God is good!! God is trustworthy! God is faithful.

It took me a long time to take steps to where I believed even the first three words, “God is good!” I have struggled to live my life being able to fully trust and love anyone, most especially myself and God.

Life hit bottom for me 2 years ago. My marriage was ending, and I was in a hospital alone far from home.

I wasn’t expecting any visitors, but I received two. The first was my husband. We got in a fight, and I told him, “don’t come back.” The next time I was told I had a visitor, I couldn’t imagine who else would have driven the hour to see me.

I was brought to tears when I saw it was my kind, new neighbor. I was surprised she had made the hour drive to see me. She sat with me, visited and listened to me, and even brought me a gift.

The gift was a turquoise, leather-bound devotional book. She didn’t know it, but turquoise was my favorite color at the time. I also found the smooth texture of the book to be very comforting during this scary time.

My new neighbor’s act of love to visit me so far away touched the deepest parts of my hurting heart in a way no one else had been able to reach.
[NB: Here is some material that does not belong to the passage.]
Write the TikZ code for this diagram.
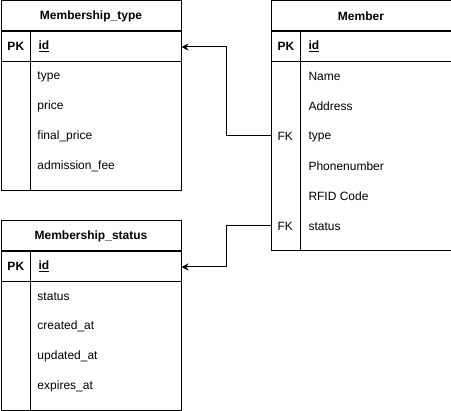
\documentclass[tikz,border=0pt]{standalone}
\usepackage{fontspec}
\setmainfont{Liberation Sans}
\usetikzlibrary{arrows.meta}

\begin{document}
\begin{tikzpicture}[x=1pt,y=-1pt,>={Stealth[length=7pt,width=7pt]},line width=1pt,font=\fontsize{12}{14}\selectfont]
  \tikzstyle{table}=[draw,anchor=north west,minimum width=180pt,inner sep=0pt]
  \tikzstyle{title}=[draw,anchor=north,minimum width=180pt,minimum height=30pt,inner sep=0pt,font=\fontsize{12}{14}\selectfont\bfseries]
  \tikzstyle{keyrow}=[draw,anchor=north,minimum width=180pt,minimum height=30pt,inner sep=0pt]
  \tikzstyle{field}=[anchor=west,inner sep=0pt]
  \tikzstyle{key}=[anchor=west,inner sep=0pt]
  \useasboundingbox (0,0) rectangle (451,411);

  % Membership_type
  \node[table,minimum height=190pt] (mtype) at (0.5,0.5) {};
  \node[title] (mtype-head) at (mtype.north) {Membership\_type};
  \node[keyrow] (mtype-pk) at (mtype-head.south) {};
  \draw ([xshift=30pt]mtype-head.south west) -- ([xshift=30pt]mtype.south west);
  \node[key,font=\fontsize{12}{14}\selectfont\bfseries] (mtype-k) at (7,46) {PK};
  \node[field,font=\fontsize{12}{14}\selectfont\bfseries] (mtype-id) at (38,46) {\underline{id}};
  \foreach \f [count=\i] in {type,price,final\_price,admission\_fee}
    \node[field] (mtype-f\i) at (37,46.5+30*\i) {\f};

  % Member
  \node[table,minimum height=250pt] (mem) at (270.5,0.5) {};
  \node[title] (mem-head) at (mem.north) {Member};
  \node[keyrow] (mem-pk) at (mem-head.south) {};
  \draw ([xshift=30pt]mem-head.south west) -- ([xshift=30pt]mem.south west);
  \node[key,font=\fontsize{12}{14}\selectfont\bfseries] (mem-k) at (277,46) {PK};
  \node[field,font=\fontsize{12}{14}\selectfont\bfseries] (mem-id) at (308,46) {\underline{id}};
  \foreach \f [count=\i] in {Name,Address,type,Phonenumber,RFID Code,status}
    \node[field] (mem-f\i) at (308,46.5+30*\i) {\f};
  \node[key] (mem-fk1) at (277,136.5) {FK};
  \node[key] (mem-fk2) at (277,226.5) {FK};

  % Membership_status
  \node[table,minimum height=190pt] (mstat) at (0.5,220.5) {};
  \node[title] (mstat-head) at (mstat.north) {Membership\_status};
  \node[keyrow] (mstat-pk) at (mstat-head.south) {};
  \draw ([xshift=30pt]mstat-head.south west) -- ([xshift=30pt]mstat.south west);
  \node[key,font=\fontsize{12}{14}\selectfont\bfseries] (mstat-k) at (7,266) {PK};
  \node[field,font=\fontsize{12}{14}\selectfont\bfseries] (mstat-id) at (38,266) {\underline{id}};
  \foreach \f [count=\i] in {status,created\_at,updated\_at,expires\_at}
    \node[field] (mstat-f\i) at (37,266.5+30*\i) {\f};

  % references
  \draw[->] ([yshift=1pt]mem.west |- mem-fk1) -- ++(-44,0) |- (mtype-pk.east);
  \draw[->] ([yshift=1pt]mem.west |- mem-fk2) -- ++(-44,0) |- (mstat-pk.east);
\end{tikzpicture}
\end{document}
She is a woman of deep faith, so I believed her action to stem from her willingness to follow God’s promptings.

With all the brokenness in the world, I am glad I have found my anchor and peace in Jesus Christ alone.

Even in my most broken places, God is healing me. I know He is good! When the world seems turned upside down, Jesus is the person I trust most, and run to first.

My life felt like a perpetual winter, but I am finally seeing signs of spring. God is so good to come after me and rescue me.